ALM : Est-ce que votre dernière réunion avec le gouvernement a permis d'avancer, notamment concernant la réforme des caisses de retraite? Miloudi Moukharik : Notre dernière réunion avec le chef de gouvernement, les ministres concernés et la présidente de la CGEM (Confédération générale des entreprises du Maroc) est venue dans le cadre de la commission supérieure de concertation. Nous avons eu des échanges concernant la situation sociale et économique du pays. Nous avons également abordé les conditions de travail et de vie des salariés. Il a ainsi été convenu de retenir un certain nombre de thèmes. Le premier concerne les caisses de retraite, notamment la CMR. La délégation de l'UMT a rappelé que la question a été soulevée depuis 2003. Il est regrettable aujourd'hui que la commission nationale de la réforme des caisses de retraite ne se soit réunie qu'une seule fois depuis sa création. La commission technique et les cabinets d'études ont donc continué à faire cavalier seul. C'est la raison pour laquelle nous avons insisté pour que la réunion de la commission nationale se tienne le plus rapidement possible pour sauver les caisses de retraite. Le deuxième thème concerne la réforme de la fiscalité puisque tous les salaires sont aujourd'hui fortement imposés. Dans ce sens, il a été convenu de tenir des Assises de la fiscalité en avril prochain. Le troisième axe est relatif à la Caisse de compensation qui nécessite une profonde réflexion. De même, nous avons soulevé les libertés syndicales qui sont encore bafouées dans les secteurs public et privé malgré la nouvelle Constitution et les conventions internationales signées par le Maroc. Enfin, nous avons évoqué l'échelle mobile des salaires qui reste un sujet important. Le coût de la vie ne cesse d'augmenter alors que les salaires sont en stagnation.
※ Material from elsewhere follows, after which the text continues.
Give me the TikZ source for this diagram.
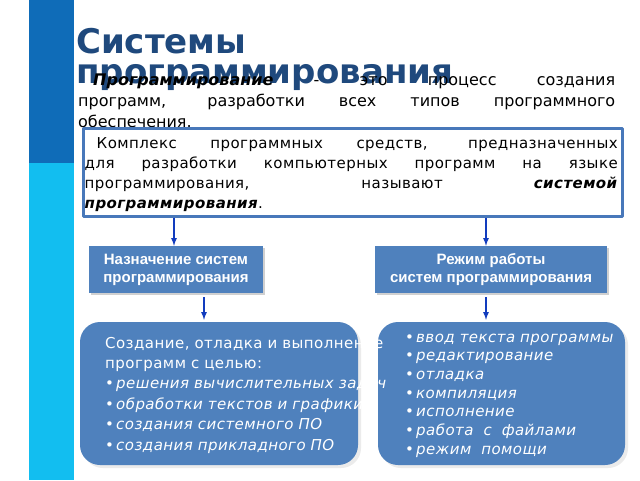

L'échelle mobile des salaires peut être une bonne solution puisqu'elle consiste tout simplement à indexer les salaires sur le coût de la vie.
En attendant la réunion de la commission nationale, le dernier passage au Parlement du chef de gouvernement a été consacré à la réforme des caisses de retraite. Comment avez-vous trouvé les arguments défendus par M. Benkirane ? Le chef de gouvernement n'a pas défendu des arguments. Il a plutôt fait le diagnostic que nous connaissons tous. Nous n'avons pas cessé depuis 2003 de tirer la sonnette d'alarme mais malheureusement l'ancien gouvernement était en quasi-hibernation durant 5 ans. Aujourd'hui, si la CMR connaît des problèmes financiers, il faut déterminer les causes. Si ces épargnes des fonctionnaires avaient été bien placées et fructifiées, la CMR ne se serait pas retrouvée aujourd'hui dans cette situation. Il faut d'abord déterminer les causes à l'origine de ce problème puis choisir l'un des scénarios de réforme proposés par les experts. Mais aucune réforme ne doit se faire au détriment des intérêts des fonctionnaires.
D'un point de vue plus global, nous constatons qu'il y a un rapprochement entre le patronat et les syndicats alors que le dialogue avec le gouvernement piétine. Pourquoi ? Il n'y a pas de rapprochement entre le patronat et les syndicats. Il existe plutôt des relations de négociations et de partenariat tout à fait normales. Il ne faut pas oublier que la CGEM est la seule partie habilitée à discuter d'un certain nombre de dossiers concernant le secteur privé. De même, il ne faut pas donner une interprétation politique à la signature du pacte social entre la CGEM et l'UMT. Lorsque les lois ne sont pas respectées dans le privé, nous jouons notre rôle de défendre les salariés par l'adversité. Idem avec le gouvernement. Mais les divergences avec le gouvernement sont légion, notamment concernant la loi organique de la grève et la loi des syndicats ainsi que les retenues sur les salaires des grévistes… On ne peut pas être d'accord avec tous les gouvernements sur tous les dossiers. S'agissant de la grève, c'est un droit hautement symbolique et constitutionnel. Nous constatons que les responsables qui prônent la loi sur les grèves veulent plutôt restreindre ce droit constitutionnel. De notre côté, nous voulons une loi qui protège ce droit selon des mécanismes bien définis. En ce qui concerne les ponctions sur les salaires, le gouvernement a choisi la voie facile en effectuant des retenues sur les salaires des grévistes. Ceci constitue une atteinte à un droit constitutionnel. Le choix unilatéral fait par le gouvernement va tout juste amplifier le problème.